Law enforcement officers today have to tread a fine line between protecting the public and respecting individual rights. CJ degree programs delve into the ethical dilemmas inherent in the field. You will likely get exposure to scenarios where your integrity is tested, preparing you to make ethical choices that reflect the values of justice and fairness.

Elevating Your Career Prospects

With the competitive nature of law enforcement careers, having a criminal justice degree can give you an extra edge. Earning a degree in CJ shows your commitment and dedication to the field, signaling to potential employers that you’ve invested time in understanding the nuances of the justice system. 

Exposure to Diverse Perspectives

The field of law enforcement interacts with a mosaic of cultures, backgrounds, and perspectives. CJ degrees help introduce you to the diverse tapestry of society. By studying criminal behavior and justice through different lenses, you gain a deeper understanding of the complexities inherent in maintaining law and order in a multifaceted world.

Law enforcement jobs are often accompanied by a series of challenges that require adept problem-solving and resilience. Here are some of the notable hurdles faced by law enforcement professionals and how a criminal justice degree can prepare you for these challenges:

Balancing Public Safety and Individual Rights

Striking the delicate balance between maintaining public safety and upholding individual rights is a complex task for law enforcement officers. A criminal justice degree program can provide an in-depth understanding of legal procedures, ethical considerations, and constitutional rights. Graduates are thus better equipped to make informed decisions that align with legal mandates while preserving the rights of individuals. This education fosters the ability to navigate intricate situations, maintaining trust within the community

Managing Stress and Mental Health

The high-pressure environment of law enforcement can lead to stress and mental health challenges. A CJ degree goes beyond theoretical knowledge by instilling critical thinking and interpersonal skills. Graduates are better prepared to manage stress through effective communication, empathy, and self-awareness. The curricula of CJ degree programs often include literature that helps students persevere even in the face of adversity, with recommended reading such as Emotional Survival for Law Enforcement, by Kevin. M. Gilmartin. This holistic approach contributes to maintaining graduates’ mental well-being and overall resilience.

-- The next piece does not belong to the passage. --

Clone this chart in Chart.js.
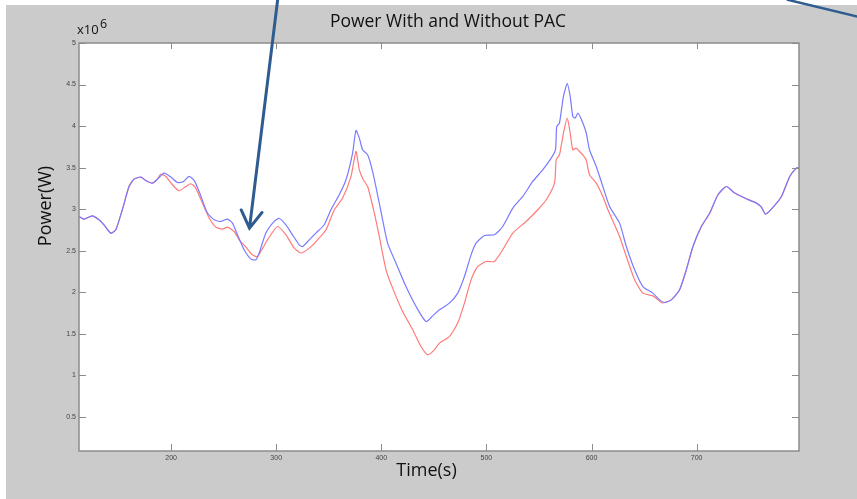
<!DOCTYPE html>
<html>
<head>
<meta charset="utf-8">
<script src="https://cdn.jsdelivr.net/npm/chart.js@4.4.1/dist/chart.umd.min.js"></script>
<style>
  html, body { margin: 0; padding: 0; background: #ffffff; }
  #wrap { position: relative; width: 857px; height: 499px; }
  canvas { position: absolute; left: 0; top: 0; }
</style>
</head>
<body>
<div id="wrap"><canvas id="c" width="857" height="499"></canvas></div>
<script>
// ---------- data (power in units of 10^6 W) ----------
const chartTitle = "Power With and Without PAC";
const xAxisTitle = "Time(s)";
const yAxisTitle = "Power(W)";
const xTickValues = [200, 300, 400, 500, 600, 700];
const yTickValues = [0.5, 1, 1.5, 2, 2.5, 3, 3.5, 4, 4.5, 5];
const xRange = [112.4, 797.4];
const yRange = [0.087, 5];

// blue trace
const timeWithoutPAC = [112.4,117.2,125.1,131.4,136.2,142.6,147.4,153.6,160.0,164.8,171.2,175.9,182.2,187.0,193.4,199.7,206.0,211.4,217.2,221.9,226.7,234.6,241.0,247.4,253.6,258.4,263.2,269.5,276.0,280.7,283.8,290.2,298.1,302.9,309.3,315.5,321.9,325.1,331.5,337.8,345.7,352.1,360.0,366.4,372.7,375.9,379.1,382.2,387.0,391.7,398.1,406.0,414.0,423.5,433.1,442.6,448.9,455.3,464.8,472.7,479.1,485.4,490.2,498.1,507.6,515.5,525.1,534.6,544.1,553.6,561.6,565.7,566.9,569.5,573.3,576.9,579.7,582.2,584.5,587.0,590.2,595.0,598.1,604.5,610.8,617.2,626.7,633.1,641.0,648.9,658.4,664.8,669.5,675.9,683.8,690.2,696.5,704.5,712.5,720.3,728.3,736.2,745.7,756.9,761.6,765.4,771.1,780.7,788.6,794.9,797.4];
const powerWithoutPAC = [2.911,2.880,2.919,2.871,2.811,2.711,2.751,2.992,3.272,3.361,3.386,3.345,3.313,3.361,3.434,3.386,3.320,3.329,3.393,3.345,3.212,2.952,2.871,2.851,2.880,2.831,2.690,2.510,2.398,2.389,2.470,2.711,2.851,2.887,2.811,2.690,2.570,2.549,2.630,2.711,2.811,2.992,3.172,3.353,3.675,3.947,3.855,3.714,3.654,3.453,3.072,2.590,2.349,2.067,1.827,1.646,1.714,1.787,1.867,1.988,2.188,2.449,2.590,2.682,2.690,2.790,3.012,3.152,3.333,3.473,3.614,3.714,3.995,4.036,4.357,4.510,4.357,4.116,4.096,4.157,4.084,3.916,3.714,3.513,3.272,3.031,2.831,2.549,2.269,2.067,1.988,1.907,1.875,1.907,2.028,2.269,2.549,2.790,2.952,3.172,3.272,3.193,3.133,3.072,3.024,2.940,3.000,3.152,3.393,3.494,3.501];

// red trace
const timeWithPAC = [112.4,117.2,125.1,131.4,136.2,142.6,147.4,153.6,160.0,164.8,171.2,175.9,182.2,187.0,190.2,195.0,201.3,207.6,214.0,218.8,223.5,229.8,236.2,242.6,248.9,253.6,260.0,264.8,271.2,277.4,282.2,291.7,301.3,309.3,317.2,323.6,331.5,339.4,347.4,355.3,363.2,371.2,375.9,379.1,382.9,387.0,393.4,398.1,404.5,410.8,420.3,429.9,437.8,444.1,450.5,455.3,464.8,472.7,479.1,485.4,491.7,499.7,507.6,515.5,525.1,537.8,548.9,556.9,564.8,566.4,569.5,573.3,576.9,579.7,582.2,585.4,588.5,591.7,594.9,598.1,604.5,610.8,615.6,626.7,633.1,641.0,648.9,658.4,666.4,669.5,675.9,683.8,690.2,696.5,704.5,712.5,720.3,728.3,736.2,745.7,756.9,761.6,765.4,771.1,780.7,788.6,794.9,797.4];
const powerWithPAC = [2.911,2.880,2.919,2.871,2.811,2.711,2.751,2.992,3.272,3.361,3.386,3.345,3.313,3.361,3.422,3.393,3.293,3.220,3.272,3.305,3.253,3.072,2.892,2.783,2.759,2.783,2.730,2.630,2.542,2.449,2.429,2.630,2.790,2.690,2.530,2.471,2.530,2.630,2.751,2.992,3.133,3.393,3.694,3.473,3.353,3.272,2.952,2.670,2.269,2.048,1.766,1.546,1.345,1.245,1.305,1.386,1.465,1.627,1.867,2.148,2.308,2.369,2.369,2.510,2.711,2.851,2.992,3.112,3.313,3.594,3.654,3.916,4.096,3.916,3.714,3.735,3.694,3.654,3.594,3.413,3.313,3.152,2.992,2.670,2.429,2.149,1.988,1.955,1.875,1.875,1.907,2.028,2.269,2.549,2.790,2.952,3.172,3.272,3.193,3.133,3.072,3.024,2.940,3.000,3.152,3.393,3.494,3.501];

// annotation arrows, in data coordinates [x, y]
const arrowMain = { from: [301.4, 5.52], to: [274.6, 2.77] };
const lineCorner = { from: [786.7, 5.52], to: [853.4, 5.317] };

// ---------- styling ----------
const GRAY_BG = '#cbcbcb';
const AXIS_COLOR = '#8c8c8c';
const ARROW_COLOR = '#2f5c90';
const FONT = '"Open Sans", "DejaVu Sans", sans-serif';

const toXY = (ts, vs) => ts.map((t, i) => ({ x: t, y: vs[i] }));

const decorPlugin = {
  id: 'decor',
  beforeDraw(chart) {
    const { ctx, chartArea: a } = chart;
    ctx.save();
    ctx.fillStyle = '#ffffff';
    ctx.fillRect(0, 0, chart.width, chart.height);
    ctx.fillStyle = GRAY_BG;
    ctx.fillRect(6, 5, chart.width - 6, chart.height - 5);
    ctx.fillStyle = '#ffffff';
    ctx.fillRect(a.left, a.top, a.right - a.left, a.bottom - a.top);
    ctx.restore();
  },
  afterDatasetsDraw(chart) {
    const { ctx, chartArea: a, scales } = chart;
    const xs = scales.x, ys = scales.y;
    ctx.save();
    // box
    ctx.strokeStyle = AXIS_COLOR;
    ctx.lineWidth = 1.5;
    ctx.strokeRect(a.left, a.top, a.right - a.left, a.bottom - a.top);
    // inward ticks
    ctx.lineWidth = 1;
    ctx.beginPath();
    xTickValues.forEach(v => {
      const px = Math.round(xs.getPixelForValue(v)) + 0.5;
      ctx.moveTo(px, a.bottom); ctx.lineTo(px, a.bottom - 7);
      ctx.moveTo(px, a.top); ctx.lineTo(px, a.top + 6);
    });
    yTickValues.forEach(v => {
      const py = Math.round(ys.getPixelForValue(v)) + 0.5;
      ctx.moveTo(a.left, py); ctx.lineTo(a.left + 7, py);
      ctx.moveTo(a.right, py); ctx.lineTo(a.right - 7, py);
    });
    ctx.stroke();

    // texts
    ctx.fillStyle = '#111111';
    ctx.textBaseline = 'middle';
    ctx.textAlign = 'center';
    ctx.font = '17.5px ' + FONT;
    ctx.fillText(chartTitle, 448, 22);
    ctx.font = '18px ' + FONT;
    ctx.fillText(xAxisTitle, 426.5, 471);
    ctx.save();
    ctx.translate(46, 206);
    ctx.rotate(-Math.PI / 2);
    ctx.fillText(yAxisTitle, 0, 0);
    ctx.restore();
    // exponent label
    ctx.textAlign = 'left';
    ctx.textBaseline = 'alphabetic';
    ctx.font = '13px ' + FONT;
    ctx.fillText('x10', 77, 34);
    ctx.font = '12.5px ' + FONT;
    ctx.fillText('6', 100, 27.5);

    // arrows
    ctx.strokeStyle = ARROW_COLOR;
    ctx.lineCap = 'round';
    const P = (d) => [xs.getPixelForValue(d[0]), ys.getPixelForValue(d[1])];
    const [fx, fy] = P(arrowMain.from), [tx, ty] = P(arrowMain.to);
    ctx.lineWidth = 3;
    ctx.beginPath();
    ctx.moveTo(fx, fy); ctx.lineTo(tx, ty);
    const ang = Math.atan2(fy - ty, fx - tx);
    const wing = 20, spread = 0.55;
    ctx.moveTo(tx + wing * Math.cos(ang + spread), ty + wing * Math.sin(ang + spread));
    ctx.lineTo(tx, ty);
    ctx.lineTo(tx + wing * Math.cos(ang - spread), ty + wing * Math.sin(ang - spread));
    ctx.stroke();
    const [gx, gy] = P(lineCorner.from), [hx, hy] = P(lineCorner.to);
    ctx.lineWidth = 2.5;
    ctx.beginPath();
    ctx.moveTo(gx, gy); ctx.lineTo(hx, hy);
    ctx.stroke();
    ctx.restore();
  }
};

new Chart(document.getElementById('c'), {
  type: 'line',
  data: {
    datasets: [
      {
        label: 'Without PAC',
        data: toXY(timeWithoutPAC, powerWithoutPAC),
        borderColor: '#7a7aff',
        borderWidth: 1.2,
        pointRadius: 0,
        tension: 0.2,
        fill: false
      },
      {
        label: 'With PAC',
        data: toXY(timeWithPAC, powerWithPAC),
        borderColor: '#ff7a7a',
        borderWidth: 1.2,
        pointRadius: 0,
        tension: 0.2,
        fill: false
      }
    ]
  },
  options: {
    responsive: false,
    animation: false,
    events: [],
    layout: { padding: { left: 0, top: 43, right: 58, bottom: 0 } },
    plugins: {
      legend: { display: false },
      title: { display: false },
      tooltip: { enabled: false }
    },
    scales: {
      x: {
        type: 'linear',
        min: xRange[0],
        max: xRange[1],
        afterBuildTicks(s) { s.ticks = xTickValues.map(v => ({ value: v })); },
        afterFit(s) { s.height = 48; },
        grid: { display: false, drawTicks: false },
        border: { display: false },
        ticks: {
          padding: 3,
          color: '#444444',
          font: { size: 7, family: 'Liberation Sans' },
          maxRotation: 0,
          callback: v => String(v)
        }
      },
      y: {
        type: 'linear',
        min: yRange[0],
        max: yRange[1],
        afterBuildTicks(s) { s.ticks = yTickValues.map(v => ({ value: v })); },
        afterFit(s) { s.width = 79; },
        grid: { display: false, drawTicks: false },
        border: { display: false },
        ticks: {
          padding: 3,
          color: '#444444',
          font: { size: 7, family: 'Liberation Sans' },
          callback: v => String(v)
        }
      }
    }
  },
  plugins: [decorPlugin]
});
</script>
</body>
</html>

Adapting to Technological Advances

Crime, as a broad concept, is evolving with technological advancements, demanding law enforcement to stay ahead. CJ degree programs often include coursework on modern investigative techniques and technology in law enforcement. Graduates possess the skills to adapt to new tools and methodologies, effectively addressing cybercrime and other tech-related challenges. This education empowers officers to leverage technology as a strategic advantage.

Community Relations and Trust

Building strong community relationships is crucial for effective law enforcement. Criminal justice degree programs emphasize community engagement and interpersonal skills. Graduates are adept at fostering transparent and collaborative interactions, enhancing community trust. By understanding the community’s needs and concerns, they can align their efforts and strategies to effectively address local challenges. In recent years, public confidence in police and law enforcement has hit new lows, as reported in the New York Times. With a CJ degree, you can aim to alter this and be the change people want to see.

Resource Constraints

Limited resources often present challenges in law enforcement operations. A criminal justice degree program can equip you with analytical and problem-solving skills. Criminal justice majors are often better prepared to optimize resource allocation, utilize innovative strategies, and advocate for necessary funding. This education empowers CJ majors to maximize the impact of available resources, enhancing their effectiveness in addressing complex issues as law enforcement officers.

By pursuing a criminal justice degree, aspiring law enforcement professionals can gain the knowledge and skills they need to confront such challenges head-on. CJ education helps prepare you for the profession’s demands and provides a comprehensive toolkit to excel in the dynamic law enforcement landscape. Armed with a CJ degree, you’re better positioned to uphold justice, engage with communities, and navigate the complexities of modern law enforcement.

Exploring Careers in Criminal Justice Beyond Law Enforcement

While law enforcement careers hold undeniable appeal, a criminal justice degree program can open doors to paths beyond the traditional beat. A CJ degree can lead to diverse opportunities, branching into realms like corrections, private investigation, consulting, education, and more. As you navigate this path, you may find that the transferable skills cultivated through your CJ education position you as a valuable asset across sectors. 

Studying criminal justice can open many doors after graduation, within and beyond law enforcement. Many CJ majors go on to build rewarding careers in law enforcement, across the alphabet soup of agencies that uphold the law and protect national safety. Beyond simply preparing you for careers in the field, criminal justice education can actually help you overcome challenges that law enforcement professionals commonly face. It can be quite difficult to navigate the landscape without a strong understanding of systems and processes–courts, corrections, prisons, rehabilitation, etc. To sum up in two quick questions:
Do you need a criminal justice degree to get law enforcement jobs? Not always.

But can getting one improve your chances of landing the law enforcement role you want? Almost certainly! 

As with every other academic decision, we recommend spending time researching the field and roles you’re interested in to identify the best path for you. By choosing the right college, program, and major, you can set yourself up for success and proudly serve the nation. 

What is a criminal justice degree, and how does it relate to law enforcement careers?

A criminal justice degree is a specialized educational program that focuses on studying crime, legal systems, and the intricacies of law enforcement. It provides foundational knowledge and skills that equip students to pursue a variety of roles within law enforcement.

Is relevant practical experience included in criminal justice degree programs for law enforcement?

Yes, many criminal justice programs incorporate practical components such as internships, ride-alongs, and simulated exercises. This can vary based on your chosen school and program. These experiences provide hands-on exposure to real-world law enforcement scenarios, bridging the gap between theory and practice.